Evento fortaleceu protagonismo comunitário e avançou na regulamentação do manejo de quelônios como prática cultural e estratégia de conservação.
Por: Ana Cíntia Guazzelli/WCS Brasil, revisado por Nathália Messina/Instituto Juruá
Um encontro que vai muito além das paredes do auditório da Inspetoria Laura Vicuña, aconteceu em Manaus, de 24 a 26 de junho de 2025, a II Oficina de Manejo Sustentável de Quelônios, reunindo comunidades ribeirinhas, indígenas e quilombolas, pesquisadores, gestores e parceiros de diversas partes da Amazônia e da América Latina. O evento propôs um mergulho profundo nos saberes, práticas e desafios de quem vive o manejo de quelônios na floresta.
Confira aqui como foi a programação do evento
A proposta da oficina foi clara: avançar na construção coletiva de diretrizes para a regulamentação da coleta de ovos e indivíduos de quelônios amazônicos. E isso significa valorizar a prática cultural que há séculos garante alimento, renda e vínculo com o território para diversas populações tradicionais.
Ao longo de três dias intensos, os participantes compartilharam experiências comunitárias, refletiram sobre boas práticas e desafios da cadeia produtiva e apontaram caminhos concretos para a implementação e regulamentação do manejo. A programação incluiu plenárias, grupos de trabalho e uma feira de experiências que inspirou e fortaleceu redes de apoio mútuo.
No primeiro dia, o foco foi a troca de experiências e o compartilhamento dos resultados do I Workshop sobre o Manejo Sustentável de Quelônios, com destaque para as falas da Dra. Camila Ferrara (WCS Brasil) e do Dr. German Forero Medina (WCS Colômbia). Já o segundo dia, trouxe à tona os saberes locais e as práticas de monitoramento comunitário, com espaço para construir coletivamente os aprendizados e enfrentamentos na cadeia produtiva de ovos e quelônios.
Encerrando a oficina, o terceiro dia foi voltado à identificação de áreas piloto e ao debate sobre os próximos passos para garantir uma regulamentação que seja, ao mesmo tempo, eficaz e respeitosa com os modos de vida amazônicos. A ideia é simples, mas potente: fazer com que o manejo deixe de ser criminalizado e passe a ser reconhecido como uma estratégia legítima de conservação, segurança alimentar e geração de renda.

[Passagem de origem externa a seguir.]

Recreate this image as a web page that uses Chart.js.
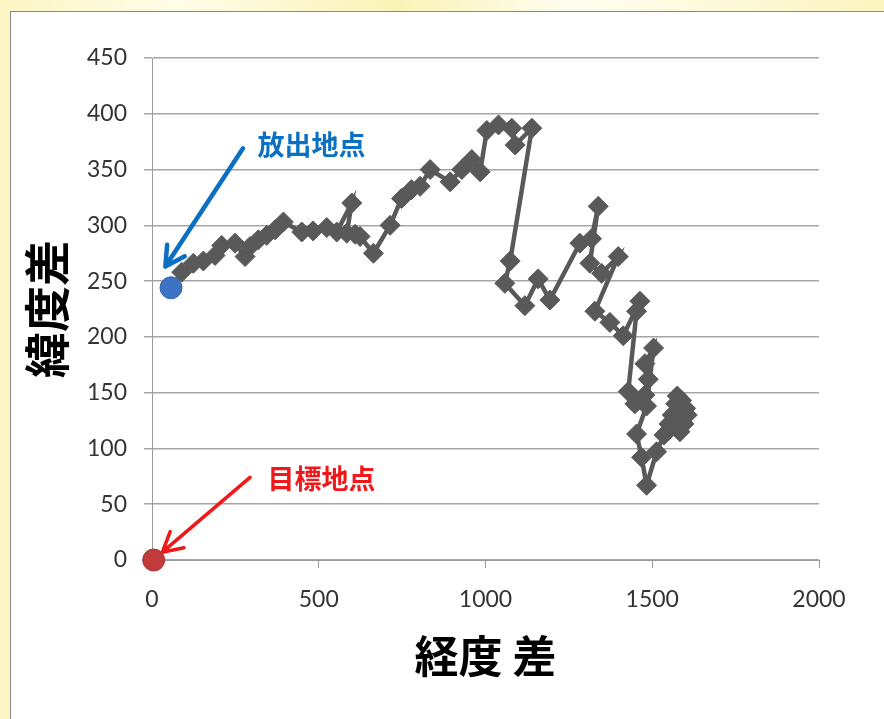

Para Marcos Amend, diretor-executivo da WCS Brasil, que participou da abertura do evento, esse processo é muito mais do que técnico. “É uma escuta ativa dos territórios, um reconhecimento do saber que emerge das margens dos rios e das práticas que há gerações cuidam dos quelônios. Estamos aqui para assegurar que esse cuidado se transforme em política pública, com segurança, dignidade e valorização cultural”, garantiu Amend.
“O manejo de quelônios é uma prática ancestral que precisa ser reconhecida como ferramenta legítima de conservação. Ao dar voz às comunidades, estamos construindo políticas públicas mais justas, baseadas em quem cuida da biodiversidade na prática, todos os dias”, disse Camila Ferrara, especialista em quelônios da WCS Brasil.
Como parceiro da oficina, João Vitor Campos-Silva, presidente do Instituto Juruá, explicou que: “A proteção dos tabuleiros de quelônios é uma das atividades de conservação mais eficientes da Amazônia. No entanto, a maior parte desse esforço está nos ombros das comunidades locais, que dedicam grande parte do seu tempo protegendo os tabuleiros 24 horas por dia”. Ele afirmou ainda que: “já passou da hora de encontrarmos uma solução para uma compensação financeira desse grande esforço que os comunitários dedicam à proteção dos quelônios, para que esses heróis da conservação possam continuar suas atividades com motivação e dignidade”.
Manoel Cunha, da Comunidade São Raimundo, no município de Carauari/AM, e gestor da Reserva Extrativista do Médio Juruá, acredita que “o manejo de quelônios é o único caminho real para garantir que essas espécies sigam existindo em abundância na Amazônia. Já provamos que o esforço comunitário é capaz de recuperar populações ameaçadas, mas esse esforço precisa se transformar em reconhecimento e em economia. Se não houver uma cadeia produtiva legal e bem estruturada, o desânimo toma conta e o risco volta. Esse evento é importante porque nos dá a chance de unir o conhecimento tradicional com o técnico e científico para construir, juntos, um modelo viável e justo de manejo”, garantiu Manoel.
A II Oficina foi realizada pela WCS Brasil, com a parceria do Instituto Juruá, Projeto Pé-de-Pincha e apoio do Bezos Earth Fund e da Gordon and Betty Moore Foundation. Esta oficina representa um espaço de escuta, construção de consensos e fortalecimento da sociobioeconomia amazônica, com quem está na linha de frente da conservação: as comunidades tradicionais.